The Veteran – Olive

What do I mean a veteran? I mean that I served honorably in the military, but I also tend to mean a veteran as in I’ve experienced. I’ve experienced things that most never have and never will, and I’d like to keep it that way. Other people shouldn’t have to do what so few of us have.

That’s me, the Veteran of this collective.

It’s not glamorous; there’s no real glory in war. In the U.S. Army, I was a signal officer. To explain what I did, I usually tell people “toasters to telephones, if it had a current running to it, it was my problem.” And that was true–I remember once being asked if I knew how to fix a microwave. Turned out I could fix it, but only because a circuit breaker had tripped (i.e. he microwave overloaded the circuit).

But my main job focused on helping my unit communicate, and I was also responsible for ensuring that, if possible, I could prevent what we called RCIEDs, or Radio Controlled Improvised Explosive Devices, by using jammers, effectively preventing communication. I’d like to note that happily, on my watch, there wasn’t a single RCIED detonation.

Why this post? Well, I’ve been somewhat introspective today. Memorial Day came and went two weeks ago, and every year it’s harder and harder it seems.

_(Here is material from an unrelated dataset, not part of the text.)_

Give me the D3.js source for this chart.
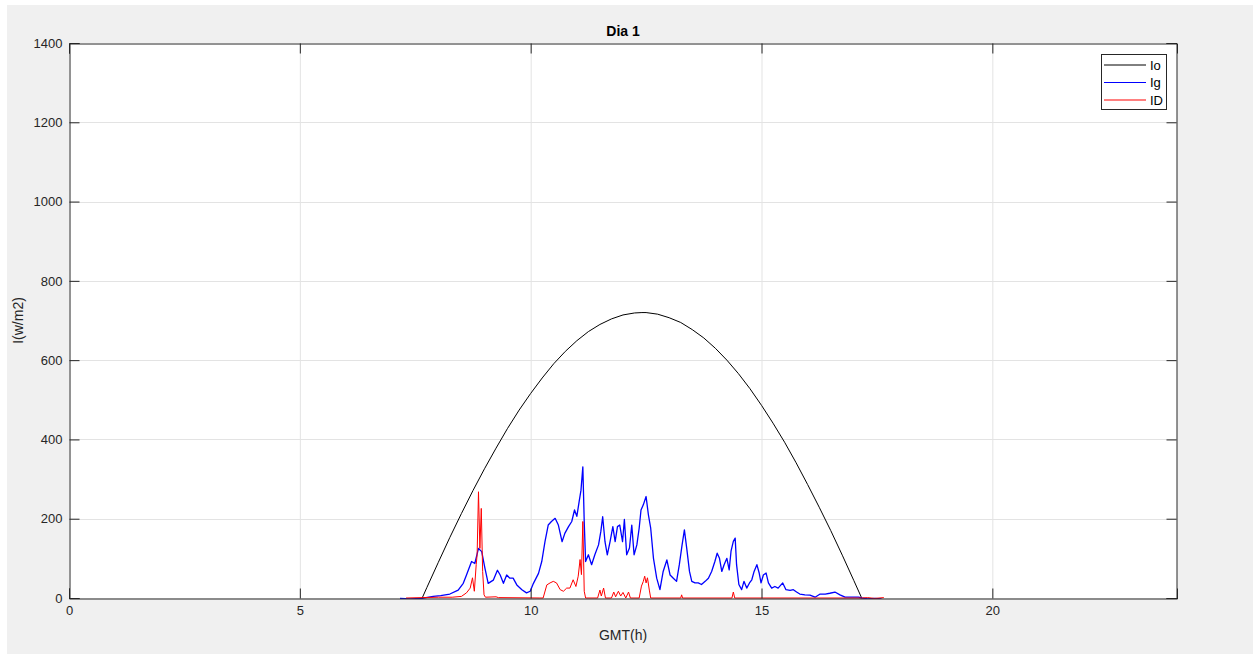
<!DOCTYPE html>
<html>
<head>
<meta charset="utf-8">
<script src="https://cdn.jsdelivr.net/npm/d3@7"></script>
<style>
  html, body { margin: 0; padding: 0; background: #ffffff; }
  svg { display: block; font-family: "Liberation Sans", Arial, Helvetica, sans-serif; }
</style>
</head>
<body>
<svg id="chart" width="1253" height="655"></svg>
<script>
// Tick values
const xTicks = [0, 5, 10, 15, 20];
const yTicks = [0, 200, 400, 600, 800, 1000, 1200, 1400];

// Extraterrestrial irradiance Io (hours GMT, W/m2)
const ioHours = [7.65, 7.75, 8.0, 8.25, 8.5, 8.75, 9.0, 9.25, 9.5, 9.75, 10.0, 10.25, 10.5, 10.75, 11.0, 11.25, 11.5, 11.75, 12.0, 12.25, 12.41, 12.5, 12.75, 13.0, 13.25, 13.5, 13.75, 14.0, 14.25, 14.5, 14.75, 15.0, 15.25, 15.5, 15.75, 16.0, 16.25, 16.5, 16.75, 17.0, 17.17];
const ioValues = [0, 26, 90, 153, 213, 271, 326, 378, 428, 474, 516, 555, 591, 622, 649, 672, 690, 704, 714, 719, 720, 720, 716, 707, 695, 677, 656, 630, 600, 566, 528, 486, 441, 393, 341, 286, 229, 170, 108, 44, 0];

// Global irradiance Ig
const igHours = [7.17, 7.40, 7.64, 7.89, 8.05, 8.25, 8.43, 8.54, 8.61, 8.72, 8.79, 8.87, 8.94, 9.01, 9.08, 9.19, 9.28, 9.34, 9.41, 9.48, 9.55, 9.62, 9.70, 9.81, 9.91, 9.99,
  10.06, 10.17, 10.24, 10.31, 10.38, 10.45, 10.53, 10.60, 10.68, 10.74, 10.82, 10.89, 10.95, 11.00, 11.05, 11.09, 11.13, 11.16, 11.19, 11.25, 11.32, 11.39, 11.47, 11.52, 11.56, 11.61, 11.66, 11.72, 11.78, 11.83, 11.88, 11.93, 11.99,
  12.03, 12.08, 12.14, 12.19, 12.24, 12.30, 12.35, 12.39, 12.44, 12.50, 12.55, 12.60, 12.66, 12.73, 12.80, 12.87, 12.95, 13.02, 13.09, 13.16, 13.22, 13.28, 13.33, 13.38, 13.44, 13.49, 13.56, 13.63, 13.70, 13.78, 13.85, 13.92, 13.99,
  14.04, 14.09, 14.14, 14.19, 14.25, 14.30, 14.34, 14.39, 14.43, 14.46, 14.51, 14.57, 14.62, 14.68, 14.74, 14.79, 14.84, 14.90, 14.95, 14.99, 15.04, 15.10, 15.15, 15.22, 15.29, 15.36, 15.46, 15.53, 15.62, 15.69, 15.76, 15.83, 15.94,
  16.05, 16.16, 16.27, 16.38, 16.48, 16.59, 16.70, 16.81, 16.95, 17.10, 17.17, 17.30, 17.45, 17.60];
const igValues = [-1, -2, -1, 4, 6, 10, 20, 37, 58, 92, 87, 125, 117, 75, 37, 45, 70, 58, 37, 58, 50, 50, 33, 21, 13, 17,
  37, 62, 92, 142, 184, 193, 201, 184, 142, 163, 180, 193, 222, 206, 243, 272, 331, 193, 92, 109, 84, 109, 134, 168, 205, 142, 109, 142, 180, 142, 180, 184, 142,
  198, 109, 126, 184, 109, 134, 176, 222, 235, 256, 210, 176, 100, 50, 21, 67, 96, 58, 50, 42, 84, 134, 172, 126, 67, 42, 38, 38, 34, 42, 50, 67, 92,
  113, 100, 67, 84, 100, 71, 118, 143, 151, 84, 34, 21, 42, 25, 38, 46, 67, 84, 63, 38, 58, 63, 38, 25, 29, 25, 38, 21, 19, 21, 15, 10, 8,
  7, 2, 10, 10, 12, 15, 8, 2, 2, 2, 0, -2, -1, -2];

// Diffuse irradiance ID
const idHours = [7.30, 7.65, 8.00, 8.30, 8.50, 8.61, 8.69, 8.74, 8.78, 8.82, 8.84, 8.87, 8.90, 8.93, 8.96, 8.99, 9.02, 9.25, 9.30,
  10.20, 10.27, 10.35, 10.42, 10.49, 10.56, 10.64, 10.71, 10.78, 10.85, 10.92, 10.98, 11.03, 11.07, 11.10, 11.13, 11.16, 11.19,
  11.45, 11.50, 11.53, 11.58, 11.62, 11.75, 11.80, 11.84, 11.90, 11.95, 12.00, 12.06, 12.12, 12.16,
  12.35, 12.40, 12.44, 12.47, 12.50, 12.53, 12.57, 12.60, 13.25, 13.27, 13.29, 14.36, 14.39, 14.42, 17.17, 17.30, 17.45, 17.65];
const idValues = [0, 1, 2, 2, 4, 13, 25, 51, 17, 84, 109, 268, 125, 226, 67, 8, 2, 3, 1,
  0, 0, 33, 38, 42, 38, 21, 17, 25, 25, 46, 29, 55, 97, 59, 193, 17, 0,
  0, 20, 5, 25, 0, 0, 15, 3, 17, 5, 14, 0, 15, 0,
  0, 30, 42, 55, 38, 51, 20, 0, 0, 8, 0, 0, 15, 0, 0, 1, -1, 1];

const seriesNames = ["Io", "Ig", "ID"];
const seriesColors = ["#000000", "#0000ff", "#ff0000"];
const seriesWidths = [1, 1.3, 1];

const svg = d3.select("#chart");
const W = 1253, H = 655;
const plot = { left: 69, right: 1177, top: 43, bottom: 598 };
const axisColor = "#262626";
const gridColor = "#e3e3e3";

// figure background
svg.append("rect").attr("x", 7).attr("y", 5).attr("width", W - 7).attr("height", 649).attr("fill", "#f0f0f0");
svg.append("rect").attr("x", plot.left).attr("y", plot.top)
  .attr("width", plot.right - plot.left).attr("height", plot.bottom - plot.top).attr("fill", "#ffffff");

const x = d3.scaleLinear().domain([0, 24]).range([plot.left, plot.right]);
const y = d3.scaleLinear().domain([0, 1400]).range([plot.bottom, plot.top]);

// grid
const grid = svg.append("g");
grid.selectAll("line.gx").data(xTicks.filter(d => d > 0)).join("line")
  .attr("x1", d => x(d) + 0.5).attr("x2", d => x(d) + 0.5)
  .attr("y1", plot.top).attr("y2", plot.bottom)
  .attr("stroke", gridColor).attr("stroke-width", 1);
grid.selectAll("line.gy").data(yTicks.filter(d => d > 0 && d < 1400)).join("line")
  .attr("y1", d => Math.round(y(d)) + 0.5).attr("y2", d => Math.round(y(d)) + 0.5)
  .attr("x1", plot.left).attr("x2", plot.right)
  .attr("stroke", gridColor).attr("stroke-width", 1);

// clip for data lines
svg.append("clipPath").attr("id", "plotClip").append("rect")
  .attr("x", plot.left).attr("y", plot.top)
  .attr("width", plot.right - plot.left).attr("height", plot.bottom - plot.top + 1);

const line = d3.line().x(d => x(d[0])).y(d => y(d[1]));
const series = [
  d3.zip(ioHours, ioValues),
  d3.zip(igHours, igValues),
  d3.zip(idHours, idValues)
];
const dataG = svg.append("g").attr("clip-path", "url(#plotClip)");
series.forEach((pts, i) => {
  dataG.append("path").datum(pts)
    .attr("d", line)
    .attr("fill", "none")
    .attr("stroke", seriesColors[i])
    .attr("stroke-width", seriesWidths[i])
    .attr("stroke-linejoin", "round");
});

// axes (ticks point inward, box on all sides)
const tickLen = 10;
const fmt = d3.format("d");
const xAxisBottom = d3.axisBottom(x).tickValues(xTicks).tickFormat(fmt).tickSize(-tickLen).tickPadding(7);
const xAxisTop = d3.axisTop(x).tickValues(xTicks).tickSize(-tickLen).tickFormat("");
const yAxisLeft = d3.axisLeft(y).tickValues(yTicks).tickFormat(fmt).tickSize(-tickLen).tickPadding(7);
const yAxisRight = d3.axisRight(y).tickValues(yTicks).tickSize(-tickLen).tickFormat("");

function styleAxis(g) {
  g.select(".domain").attr("stroke", axisColor).attr("stroke-width", 1);
  g.selectAll(".tick line").attr("stroke", axisColor).attr("stroke-width", 1);
  g.selectAll(".tick text").attr("fill", axisColor).attr("font-size", 13)
    .attr("font-family", "'Liberation Sans', Arial, sans-serif");
}
svg.append("g").attr("transform", `translate(0,${plot.bottom + 0.5})`).call(xAxisBottom).call(styleAxis);
svg.append("g").attr("transform", `translate(0,${plot.top + 0.5})`).call(xAxisTop).call(styleAxis);
svg.append("g").attr("transform", `translate(${plot.left + 0.5},0)`).call(yAxisLeft).call(styleAxis);
svg.append("g").attr("transform", `translate(${plot.right - 0.5},0)`).call(yAxisRight).call(styleAxis);

// title and axis labels
svg.append("text").attr("x", (plot.left + plot.right) / 2).attr("y", 36)
  .attr("text-anchor", "middle").attr("font-size", 14).attr("font-weight", "bold")
  .attr("fill", "#000000").text("Dia 1");
svg.append("text").attr("x", (plot.left + plot.right) / 2).attr("y", 640)
  .attr("text-anchor", "middle").attr("font-size", 14).attr("fill", axisColor).text("GMT(h)");
svg.append("text").attr("transform", `translate(23,${(plot.top + plot.bottom) / 2}) rotate(-90)`)
  .attr("text-anchor", "middle").attr("font-size", 14).attr("fill", axisColor).text("I(w/m2)");

// legend
const lg = svg.append("g").attr("transform", "translate(1101,54)");
lg.append("rect").attr("x", 0.5).attr("y", 0.5).attr("width", 65).attr("height", 55)
  .attr("fill", "#ffffff").attr("stroke", axisColor).attr("stroke-width", 1);
seriesNames.forEach((name, i) => {
  const yy = 11 + i * 17.5;
  lg.append("line").attr("x1", 3).attr("x2", 45).attr("y1", yy).attr("y2", yy)
    .attr("stroke", seriesColors[i]).attr("stroke-width", 1);
  lg.append("text").attr("x", 49).attr("y", yy + 4.5).attr("font-size", 13)
    .attr("fill", "#000000").text(name);
});
</script>
</body>
</html>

It’s hard because of those that we lost while deployed, but lately I’ve been struggling with a different loss: those who lost their lives to war, but were home when they did.


Those service members who took their lives when they weren’t physically deployed are the ones I hurt for. Most of us want to help, but once it’s done, it’s done and gone. A lot of the time we don’t even know that some one is struggling. I’ve been thankful when calls have come in at 4 AM, when I’m texted or messaged out of the blue (or email, even if I don’t know you). I try to check up on former service members I know who are struggling or aren’t yet, but have a lot going on in their lives. Leaving the service is hard, mostly because you feel like you don’t belong once you’re out. You feel like you’re alone. Ask any vet. I could write a whole post on that subject alone. Maybe I will.

Following my service, I took a bit of time off and then attended law school. My own mental health problems didn’t really come out until I had the stress of some of the most rigorous study pressing down on my brain. I didn’t understand fear, because I was taught that I was supposed to be fearless, to show no weakness. And of course, unavoidably, as a woman, this need to be fearless and show no weakness is always ten fold. My experience is echoed by many others.

But veterans in general commit suicide at a rate higher than the average population. With women, the rate is significantly different than the rates with men, the corresponding proportions between women civ-vet and men civ-vet.

We often talk about counseling to prevent suicide. But what about those of us left behind? Rarely do you hear the VA offering resources to help those of us who are left behind specifically. But rightfully so. You certainly can’t maintain quality of life which may improve your state of mind when you’re not alive, especially if you’re not contemplating suicide in the first place. We have to focus on keeping people alive. We can do something when you’re still breathing. Something can be done.

But this reality doesn’t make it any easier. I miss them all, so very much.

If there’s anybody out there reading this who needs help. I’ll help, or contact the Veteran’s Crisis line or Stop Soldier Suicide or Mission 22.